Looking at another coastal region of the island on the east: Varosha, Famagusta, militarily occupied by the Turkish Armed Forces for more than 40 years, was once the Eastern Mediterranean Riviera; now it is a ghost town. The Turkish military, for the first time in the summer of 2018, opened the doors to this no man’s land for accessing the “Deryneia public beach” by signing a protocol with the Famagusta Municipality of the north. But the beach certainly was not for all public—it is solely for Turkish Cypriot and Turkish citizens. The military checkpoint set up by the Turkish Armed Forces claim your identification card as you enter the derelict Varosha, untouched since the occupation.
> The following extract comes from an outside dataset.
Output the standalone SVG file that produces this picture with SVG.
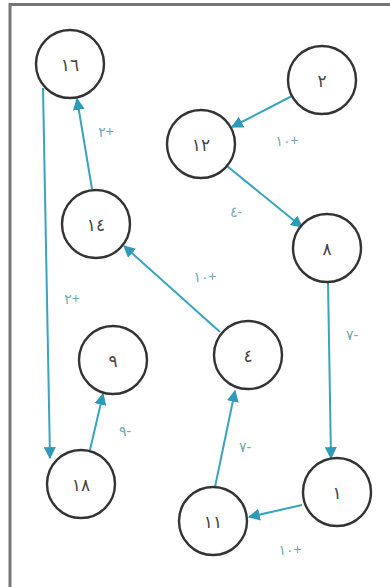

The old buildings of hotels and houses are now taken over by nature. The babutsa trees—an endemic cactus species—create an ecological network throughout the designated road that leads to the beach.
The Deryneia beach is deemed by many as “the racist beach” or “the beach of shame” today and activist groups, community organizations and the like call for boycotting the beach. The stark contrast between the Kyrenia coastline and Varosha, Famagusta however, might come to an end as the Turkish Cypriot Council of Ministers recently announced that the TRNC authorities will start feasibility research to open Varosha to civil resettlement. Alluding back to what Varosha once was—a tourism hub where world-famous celebrities would flock to vacation, the de-facto Prime Minister of TRNC promises that Varosha will once again be “the Las Vegas of the Middle East, but under Turkish administration this time.”
As the peace negotiations between the de-facto TRNC and the EU-member state RoC fail time and again, the island remains a geopolitical stalemate and the islanders—Turkish Cypriot, Greek Cypriot, Maronite, Turkish settler, and other communities—are left with conflict-laden pasts and uncertain futures. The coastal lands of Cyprus, some privately enclosed and others militarily occupied, transform into pawns in a puzzle for rent-seekers and both de-facto and de-jure polities. For Cypriots, an everyday social activity of going to the beach becomes one of the most politically and morally charged controversies. People like Sea for Free activists, Greek Cypriot environmental activists, others who boycott the Deryneia beach, and locals who hear the calls to protest and boycott are left with many political decisions to make every day during the summer months.